ROMAN MARS: Plus, you weren’t paralyzed by the vast number of options available to you.
MCGRAY: If you go to your bank chances are they’ll have like five different savings accounts; they’ll have five different checking accounts; they’ll have all these investment accounts; college savings accounts. You know, it’s a research project. It’s hard to figure out which one is right for you.
ROMAN MARS: I, for one, always seem to leave with the feeling that I picked the wrong one.
MCGRAY: The check cashers and payday lenders, they’ll have a bunch of different services, but there will only be one of each. So you can cash your checks and it costs this much. You can wire money to your family in another country and it costs this much. It’s all designed to be really simple.
ROMAN MARS: Let’s pretend you’ve never been to a bank before.
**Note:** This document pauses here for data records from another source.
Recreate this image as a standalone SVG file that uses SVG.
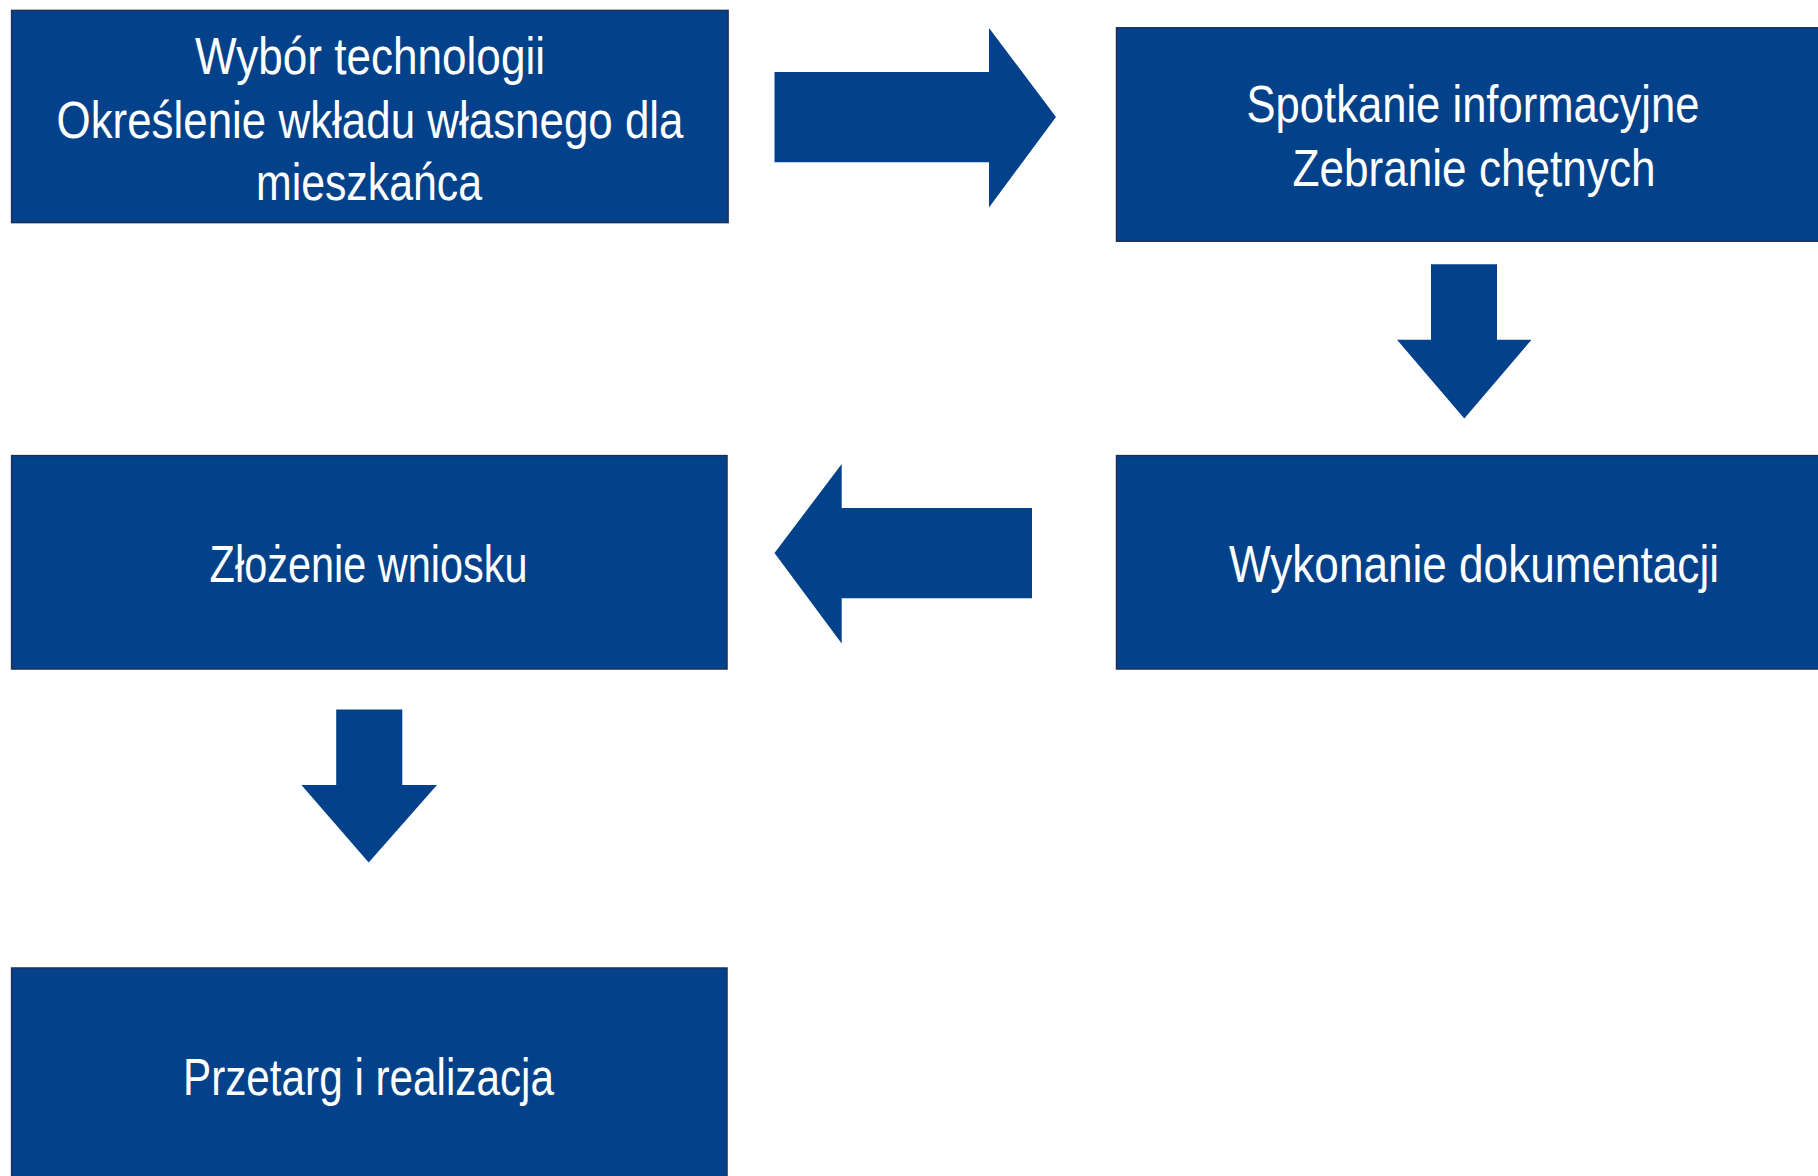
<svg xmlns="http://www.w3.org/2000/svg" width="1818" height="1176" viewBox="0 0 1818 1176">
<style>
.box{fill:#03428a;stroke:#1c2f57;stroke-width:1.5}
.arr{fill:#03428a}
.t{font-family:"Liberation Sans",Arial,sans-serif;font-size:52px;fill:#ffffff;text-anchor:middle}
</style>
<rect width="1818" height="1176" fill="#ffffff"/>
<g id="connectors">
<path class="arr" d="M774.5,72 H989 V28 L1056,117 L989,207.5 V162.3 H774.5 Z"/>
<path class="arr" d="M1431,264.3 H1497 V339.7 H1531.5 L1464.3,418.5 L1397,339.7 H1431 Z"/>
<path class="arr" d="M1032,508 H841.7 V464 L774.5,553 L841.7,643.5 V598.2 H1032 Z"/>
<path class="arr" d="M336.2,709.5 H402.3 V785 H437 L368.7,862.6 L301.4,785 H336.2 Z"/>
</g>
<g id="n1">
<rect class="box" x="11.6" y="10.4" width="716.5" height="212.2"/>
<text class="t" x="370" y="74" textLength="350" lengthAdjust="spacingAndGlyphs">Wybór technologii</text>
<text class="t" x="370" y="138" textLength="627" lengthAdjust="spacingAndGlyphs">Określenie wkładu własnego dla</text>
<text class="t" x="369" y="200" textLength="226" lengthAdjust="spacingAndGlyphs">mieszkańca</text>
</g>
<g id="n2">
<rect class="box" x="1116.5" y="27.8" width="716" height="213.4"/>
<text class="t" x="1473" y="122" textLength="453" lengthAdjust="spacingAndGlyphs">Spotkanie informacyjne</text>
<text class="t" x="1474" y="185.5" textLength="363" lengthAdjust="spacingAndGlyphs">Zebranie chętnych</text>
</g>
<g id="n3">
<rect class="box" x="1116.5" y="455.6" width="716" height="213.4"/>
<text class="t" x="1474" y="582" textLength="490" lengthAdjust="spacingAndGlyphs">Wykonanie dokumentacji</text>
</g>
<g id="n4">
<rect class="box" x="11.6" y="455.6" width="715.4" height="213.4"/>
<text class="t" x="368.6" y="582" textLength="318" lengthAdjust="spacingAndGlyphs">Złożenie wniosku</text>
</g>
<g id="n5">
<rect class="box" x="11.6" y="968" width="715.4" height="220"/>
<text class="t" x="368.5" y="1094.5" textLength="371" lengthAdjust="spacingAndGlyphs">Przetarg i realizacja</text>
</g>
</svg>
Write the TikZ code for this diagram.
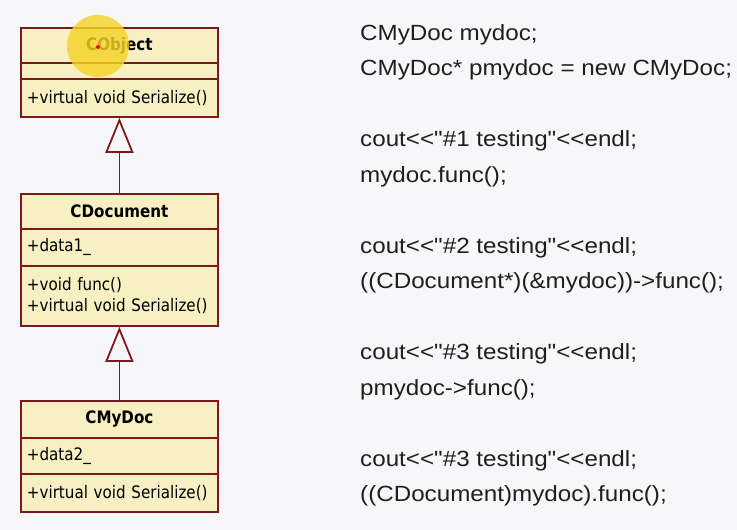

MCGRAY: I think some banks are realizing that their cookie-cutter suburban branch, they can’t drop it down and have it work everywhere. It’s one thing if you opened a bank account with your parents when you were eight years old and you’ve been going there forever. And all the weirdness of a bank, the no prices, and the pamphlets and the ferns, like all the stuff that’s kind of strange about a bank when you think about it – it’s just normal because that’s what a bank is. Well, if you don’t know what a bank is, if it’s not normal, then maybe it’s weird.